Figure skating: more corrupt
In the Olympics, many events depend on subjective scoring from a panel of judges. But confidence in these scoring systems has been undermined by scandals, perhaps most infamously a 2002 pairs skating case in which a French judge “was reportedly pressured by some combination of her national federation and the Russian mafia to vote for a Russian pair in exchange for a Russian vote for a French couple in ice dancing.” In response, the International Skating Union, the ISU, anonymized judges’ scores—on the theory that vote trading would then be harder to carry off—and developed an elaborate score-tabulation system. A new study from a professor of economics at Dartmouth, however, suggests this has all been for naught or, even worse, for show. He finds that, if anything, a competitor with a compatriot on the judging panel can now expect even more nationalistic bias and vote trading. And he thinks the ISU may be part of the problem: “Some of the actions of the ISU after the 2002 judging scandal can only be rationalized as attempts to reduce the perception of corruption by limiting outside monitoring.”
Zitzewitz, E., “Does Transparency Reduce Favoritism and Corruption? Evidence from the Reform of Figure Skating Judging,” Journal of Sports Economics (forthcoming).
Faith boosts willpower
Atheists may wonder why people are saps for religion, but, according to new research, religion actually protects your will from being sapped. Simply exposing people to religion-oriented words embedded in a word puzzle subsequently allowed them to tolerate more of a distasteful drink, delay gratification to hold out for a larger reward, and overcome mental exhaustion to persist longer on an impossible puzzle. Death-oriented words didn’t have the same effect, but morality-oriented words had an intermediate effect.
Rounding, K. et al., “Religion Replenishes Self-Control,” Psychological Science (forthcoming).
Diversity quiets men down
Men are generally more dominant and garrulous in social settings than women. However, a new study finds that this pattern can change depending on the racial composition of the group. Mock juries of six people were asked to deliberate on a sexual assault case involving a white female victim and black male defendant. Some of the juries were all white, and some of the juries included two black people. In the all-white juries, the typical gender disparity persisted, with men talking more and being seen as more persuasive than women. In the diverse juries, though, women did more talking and were seen as being just as persuasive. When video clips of whites talking in the diverse-jury deliberations were shown to independent evaluators, the confidence of white men was judged to start out high but then fall over the course of deliberations, while the confidence of white women started low and went up.

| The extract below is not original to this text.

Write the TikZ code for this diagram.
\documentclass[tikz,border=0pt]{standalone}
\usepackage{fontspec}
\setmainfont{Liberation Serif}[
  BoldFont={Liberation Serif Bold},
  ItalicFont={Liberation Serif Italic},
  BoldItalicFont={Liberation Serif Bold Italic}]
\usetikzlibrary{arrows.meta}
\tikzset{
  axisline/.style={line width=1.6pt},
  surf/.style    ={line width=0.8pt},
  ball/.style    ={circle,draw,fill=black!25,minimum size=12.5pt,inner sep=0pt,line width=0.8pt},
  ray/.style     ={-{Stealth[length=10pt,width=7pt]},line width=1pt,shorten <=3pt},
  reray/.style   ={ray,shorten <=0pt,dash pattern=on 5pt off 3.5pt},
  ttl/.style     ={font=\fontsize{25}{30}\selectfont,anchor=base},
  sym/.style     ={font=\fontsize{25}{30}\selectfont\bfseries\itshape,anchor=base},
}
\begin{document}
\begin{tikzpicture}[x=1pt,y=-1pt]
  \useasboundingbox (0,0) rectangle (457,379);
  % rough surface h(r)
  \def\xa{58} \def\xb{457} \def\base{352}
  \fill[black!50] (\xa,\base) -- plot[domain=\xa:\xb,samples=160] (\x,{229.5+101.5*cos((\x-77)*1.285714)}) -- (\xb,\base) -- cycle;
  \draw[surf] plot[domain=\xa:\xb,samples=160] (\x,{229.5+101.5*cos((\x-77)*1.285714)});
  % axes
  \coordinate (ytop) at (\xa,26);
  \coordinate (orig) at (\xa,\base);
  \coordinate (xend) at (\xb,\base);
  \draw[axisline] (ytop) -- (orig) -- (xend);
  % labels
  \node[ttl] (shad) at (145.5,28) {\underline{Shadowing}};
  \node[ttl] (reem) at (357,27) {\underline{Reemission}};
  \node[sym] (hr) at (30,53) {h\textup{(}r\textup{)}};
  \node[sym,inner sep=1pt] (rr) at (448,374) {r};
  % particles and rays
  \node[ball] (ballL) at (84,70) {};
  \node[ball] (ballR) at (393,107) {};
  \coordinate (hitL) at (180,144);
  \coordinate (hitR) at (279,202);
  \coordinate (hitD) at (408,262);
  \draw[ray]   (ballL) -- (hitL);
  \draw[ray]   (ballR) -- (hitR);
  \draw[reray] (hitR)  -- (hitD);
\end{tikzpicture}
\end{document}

Toosi, N. et al., “Getting a Word in Group-Wise: Effects of Racial Diversity on Gender Dynamics,” Journal of Experimental Social Psychology (forthcoming).

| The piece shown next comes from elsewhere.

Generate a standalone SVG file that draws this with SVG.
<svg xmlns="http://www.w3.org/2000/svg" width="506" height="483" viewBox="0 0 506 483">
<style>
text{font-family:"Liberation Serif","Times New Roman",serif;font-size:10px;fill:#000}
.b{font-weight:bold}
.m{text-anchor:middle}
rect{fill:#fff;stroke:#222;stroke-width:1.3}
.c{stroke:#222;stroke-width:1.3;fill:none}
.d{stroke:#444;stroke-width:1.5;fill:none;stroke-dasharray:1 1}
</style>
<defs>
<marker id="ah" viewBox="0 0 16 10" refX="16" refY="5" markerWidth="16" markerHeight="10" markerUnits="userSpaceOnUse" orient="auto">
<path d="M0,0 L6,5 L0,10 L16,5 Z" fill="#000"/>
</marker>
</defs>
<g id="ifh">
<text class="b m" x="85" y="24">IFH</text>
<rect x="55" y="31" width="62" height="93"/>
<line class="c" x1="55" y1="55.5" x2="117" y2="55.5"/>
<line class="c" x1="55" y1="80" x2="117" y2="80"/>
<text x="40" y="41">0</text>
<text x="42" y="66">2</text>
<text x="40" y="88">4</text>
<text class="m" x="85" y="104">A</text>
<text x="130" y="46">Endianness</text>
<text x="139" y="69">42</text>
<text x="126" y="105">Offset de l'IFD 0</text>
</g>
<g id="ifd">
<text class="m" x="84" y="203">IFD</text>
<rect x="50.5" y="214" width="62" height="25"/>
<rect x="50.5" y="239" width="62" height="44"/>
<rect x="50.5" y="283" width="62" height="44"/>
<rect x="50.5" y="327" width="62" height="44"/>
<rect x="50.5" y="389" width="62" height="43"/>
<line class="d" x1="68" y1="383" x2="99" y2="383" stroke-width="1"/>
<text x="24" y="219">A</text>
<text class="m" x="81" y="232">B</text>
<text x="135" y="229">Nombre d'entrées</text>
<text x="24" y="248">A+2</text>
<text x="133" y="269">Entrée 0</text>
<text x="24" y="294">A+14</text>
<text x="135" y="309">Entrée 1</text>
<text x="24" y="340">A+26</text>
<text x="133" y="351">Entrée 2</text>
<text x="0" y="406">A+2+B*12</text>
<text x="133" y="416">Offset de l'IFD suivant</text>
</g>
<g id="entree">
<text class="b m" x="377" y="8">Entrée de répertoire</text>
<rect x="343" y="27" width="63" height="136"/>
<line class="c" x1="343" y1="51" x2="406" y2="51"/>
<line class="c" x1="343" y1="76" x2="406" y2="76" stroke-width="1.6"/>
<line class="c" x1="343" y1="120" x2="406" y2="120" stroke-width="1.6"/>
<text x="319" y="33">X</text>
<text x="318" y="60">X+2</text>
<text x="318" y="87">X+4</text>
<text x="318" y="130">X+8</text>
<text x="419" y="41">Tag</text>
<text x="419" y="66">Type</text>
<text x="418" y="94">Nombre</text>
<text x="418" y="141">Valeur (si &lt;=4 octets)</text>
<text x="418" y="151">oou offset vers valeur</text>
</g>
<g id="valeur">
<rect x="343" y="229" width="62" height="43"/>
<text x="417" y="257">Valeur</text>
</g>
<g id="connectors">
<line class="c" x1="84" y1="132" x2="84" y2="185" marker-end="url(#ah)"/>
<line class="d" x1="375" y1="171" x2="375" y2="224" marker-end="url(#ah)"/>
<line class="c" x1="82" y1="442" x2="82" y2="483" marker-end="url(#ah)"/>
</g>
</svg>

Where blah advice comes from
When the going gets tough, the tough offer generic advice. That’s the conclusion of a professor at Harvard Business School who studied teams at a Big Four accounting firm and a top consulting firm. She found that performance pressure, while motivating higher performance, also undermined performance by shifting a team’s focus toward using general experience and away from using client-specific expertise held by particular members of the team. That more specific expertise is what clients appreciate, though, especially in more critical projects. Teams under pressure appear to fall into this trap because they focus more on consensus, common knowledge, project completion, and hierarchy.

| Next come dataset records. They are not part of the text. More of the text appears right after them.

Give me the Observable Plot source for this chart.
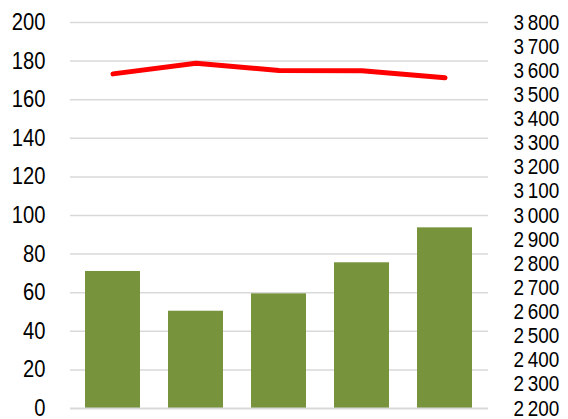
<!DOCTYPE html>
<html>
<head>
<meta charset="utf-8">
<script src="https://cdn.jsdelivr.net/npm/d3@7"></script>
<script src="https://cdn.jsdelivr.net/npm/@observablehq/plot@0.6"></script>
<style>
  html, body { margin: 0; padding: 0; background: #fff; }
  #chart svg { display: block; }
</style>
</head>
<body>
<div id="chart"></div>
<script>
const categories = ["1", "2", "3", "4", "5"];
const barValues = [71, 50.4, 59.4, 75.5, 93.6];
const lineValues = [3587, 3631, 3601, 3600, 3571];
const leftTicks = [0, 20, 40, 60, 80, 100, 120, 140, 160, 180, 200];
const rightTicks = [2200, 2300, 2400, 2500, 2600, 2700, 2800, 2900, 3000, 3100, 3200, 3300, 3400, 3500, 3600, 3700, 3800];

const rMin = 2200, rMax = 3800, lMax = 200;
const toLeft = v => (v - rMin) / (rMax - rMin) * lMax;
const fromLeft = t => rMin + t / lMax * (rMax - rMin);

const bars = categories.map((c, i) => ({cat: c, value: barValues[i]}));
const line = categories.map((c, i) => ({cat: c, value: toLeft(lineValues[i])}));

const fmtSpace = v => {
  const s = String(Math.round(v));
  return s.replace(/\B(?=(\d{3})+(?!\d))/g, "\u2009");
};

const font = "'Liberation Sans', Arial, sans-serif";

const chart = Plot.plot({
  width: 568,
  height: 419,
  marginLeft: 70,
  marginRight: 80,
  marginTop: 22,
  marginBottom: 11,
  style: {fontFamily: font, background: "#fff", color: "#000"},
  x: {domain: categories, paddingInner: 0.333, paddingOuter: 0.1665, axis: null},
  y: {domain: [0, lMax], axis: null},
  marks: [
    Plot.gridY(leftTicks.filter(d => d > 0), {stroke: "#d9d9d9", strokeOpacity: 1, strokeWidth: 1.5}),
    Plot.barY(bars, {x: "cat", y: "value", fill: "#77933c"}),
    Plot.ruleY([0], {stroke: "#d9d9d9", strokeWidth: 2}),
    Plot.line(line, {x: "cat", y: "value", stroke: "#ff0000", strokeWidth: 5, strokeLinecap: "round", strokeLinejoin: "round"}),
    Plot.axisY(leftTicks, {anchor: "left", label: null, tickSize: 0, tickPadding: 25, fontSize: 23.5, tickFormat: d => String(d), fill: "#000"}),
    Plot.axisY(rightTicks.map(toLeft), {anchor: "right", label: null, tickSize: 0, tickPadding: 25, fontSize: 22, textAnchor: "start", tickFormat: t => fmtSpace(fromLeft(t)), fill: "#000"})
  ]
});
// condense the axis labels horizontally (reference uses a narrow face)
d3.select(chart).selectAll("text").each(function() {
  const t = this.getAttribute("transform") || "";
  this.setAttribute("transform", t + " scale(0.86,1)");
});
document.getElementById("chart").appendChild(chart);
</script>
</body>
</html>
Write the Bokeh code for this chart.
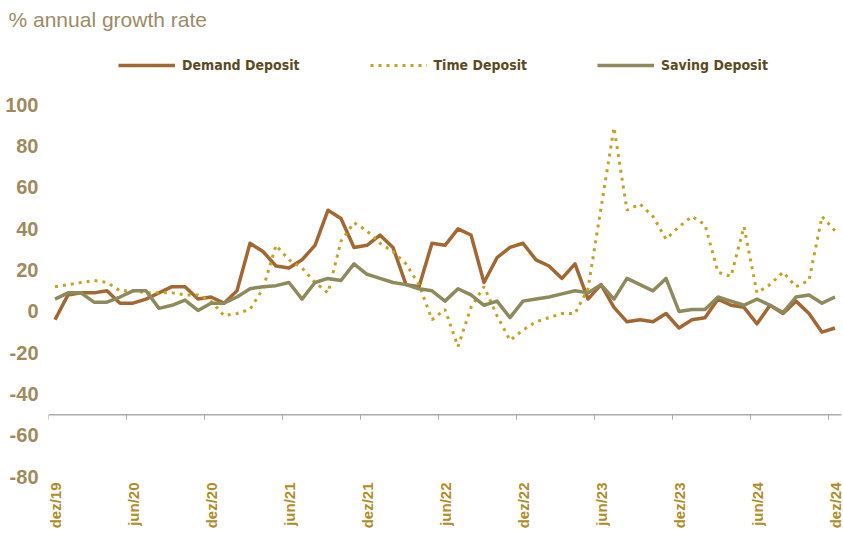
import numpy as np
from bokeh.plotting import figure
from bokeh.models import Range1d, FixedTicker, Legend, LegendItem, Span
from bokeh.embed import file_html
from bokeh.resources import INLINE

# ---- data (monthly, dez/19 .. dez/24) ----
month_abbr = ["jan", "fev", "mar", "abr", "mai", "jun", "jul", "ago", "set", "out", "nov", "dez"]
categories = ["dez/19"] + [f"{m}/{y}" for y in range(20, 25) for m in month_abbr]

demand = [-4, 8, 9, 9, 10, 4, 4, 6, 9, 12, 12, 6,
          7, 4, 10, 33, 29, 22, 21, 25, 32, 49, 45, 31,
          32, 37, 31, 13, 12, 33, 32, 40, 37, 14, 26, 31,
          33, 25, 22, 16, 23, 6, 13, 2, -5, -4, -5, -1,
          -8, -4, -3, 6, 3, 2, -6, 3, -1, 5, -1, -10, -8]

time_dep = [12, 13, 14, 15, 14, 10, 10, 9, 9, 9, 8, 8,
            5, -2, -1, 1, 11, 32, 25, 21, 14, 9, 34, 43,
            39, 33, 29, 23, 13, -4, 1, -17, 2, 12, -2, -14,
            -9, -5, -3, -1, -1, 11, 50, 89, 49, 52, 46, 35,
            41, 46, 42, 19, 17, 41, 9, 13, 19, 12, 15, 46, 39]

saving = [6, 9, 9, 4.5, 4.5, 7, 10, 10, 1.5, 3, 5.5, 0.5,
          4, 4, 7, 11, 12, 12.5, 14, 6, 14, 16, 15, 23,
          18, 16, 14, 13, 11, 10, 5, 11, 8, 3, 5, -3,
          5, 6, 7, 8.5, 10, 9, 13, 6, 16, 13, 10, 16,
          0, 1, 1, 7, 5, 3, 6, 3, -0.5, 7, 8, 4, 7]

series_names = ["Demand Deposit", "Time Deposit", "Saving Deposit"]
y_ticks = [-80, -60, -40, -20, 0, 20, 40, 60, 80, 100]
y_tick_labels = {v: str(v) for v in y_ticks}
axis_cross = -50
tick_every = 6

x = list(range(len(categories)))
label_pos = x[::tick_every]
tick_labels = {i: categories[i] for i in label_pos}
boundary_ticks = [i - 0.5 for i in label_pos]

C_DEMAND = "#A3672F"
C_TIME = "#C6A31E"
C_SAVING = "#8E8A5C"
C_AXIS = "#ABABAB"

p = figure(width=843, height=540,
           x_range=Range1d(-0.5, len(categories) - 0.5),
           y_range=Range1d(-81.8, 135),
           output_backend="svg", toolbar_location=None,
           min_border_left=48, min_border_right=2,
           min_border_top=32, min_border_bottom=60)
p.background_fill_color = "white"
p.border_fill_color = "white"
p.outline_line_color = None
p.xgrid.visible = False
p.ygrid.visible = False

# title
p.title.text = "% annual growth rate"
p.title.align = "left"
p.title.offset = -40
p.title.standoff = 3
p.title.text_font = "Liberation Sans"
p.title.text_font_style = "normal"
p.title.text_font_size = "21px"
p.title.text_color = "#9C8B66"

# y axis
ya = p.yaxis[0]
ya.ticker = FixedTicker(ticks=y_ticks)
ya.major_label_overrides = y_tick_labels
ya.axis_line_color = None
ya.major_tick_line_color = None
ya.minor_tick_line_color = None
ya.major_tick_out = 0
ya.major_tick_in = 0
ya.major_label_standoff = 10
ya.major_label_text_font = "Liberation Sans"
ya.major_label_text_font_style = "bold"
ya.major_label_text_font_size = "20px"
ya.major_label_text_color = "#A08A5C"

# x axis (labels only)
xa = p.xaxis[0]
xa.ticker = FixedTicker(ticks=label_pos)
xa.major_label_overrides = tick_labels
xa.major_label_orientation = np.pi / 2
xa.axis_line_color = None
xa.major_tick_line_color = None
xa.minor_tick_line_color = None
xa.major_tick_out = 0
xa.major_tick_in = 0
xa.major_label_standoff = 2
xa.major_label_text_font = "Liberation Sans"
xa.major_label_text_font_style = "bold"
xa.major_label_text_font_size = "15px"
xa.major_label_text_color = "#B08C24"

# category axis line crossing at -50, with tick marks between categories
p.add_layout(Span(location=axis_cross, dimension="width",
                  line_color=C_AXIS, line_width=1.5))
p.segment(x0=boundary_ticks, y0=[axis_cross] * len(boundary_ticks),
          x1=boundary_ticks, y1=[axis_cross - 2.4] * len(boundary_ticks),
          line_color=C_AXIS, line_width=1)

r_d = p.line(x, demand, line_color=C_DEMAND, line_width=3.5, line_join="round")
r_t = p.line(x, time_dep, line_color=C_TIME, line_width=3, line_dash="3 5")
r_s = p.line(x, saving, line_color=C_SAVING, line_width=3.5, line_join="round")

legend = Legend(items=[LegendItem(label=series_names[0], renderers=[r_d]),
                       LegendItem(label=series_names[1], renderers=[r_t]),
                       LegendItem(label=series_names[2], renderers=[r_s])],
                orientation="horizontal", location=(70, 405),
                glyph_width=57, glyph_height=20, label_standoff=7, spacing=70,
                padding=0, margin=0, border_line_color=None,
                background_fill_alpha=0,
                label_text_font="'DejaVu Sans Condensed', 'DejaVu Sans', sans-serif",
                label_text_font_style="bold", label_text_font_size="14px",
                label_text_color="#5B4B1C")
p.add_layout(legend)

open("out.html", "w").write(file_html(p, INLINE))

Gardner, H., “Performance Pressure as a Double-edged Sword: Enhancing Team Motivation but Undermining the Use of Team Knowledge,” Administrative Science Quarterly (forthcoming).
Turning the electable cheek
Does the direction a politician is facing say something about his or her politics? Previous research has shown that people tend to present the left side of their faces for portraits, especially when motivated to express emotion. A new study analyzed the photographic portraits of hundreds of Australian, British, Canadian, and American politicians and not only confirmed the left-side posing bias but found that conservatives posed to show their left sides 64 percent of the time, while liberals showed their left sides only 54 percent of the time. In fact, in Canada, liberal politicians actually favored a right-side pose. The authors of the study speculate that liberals have less of a left-side bias because they’re “attempting to conceal emotion” or “appear emotionally neutral.”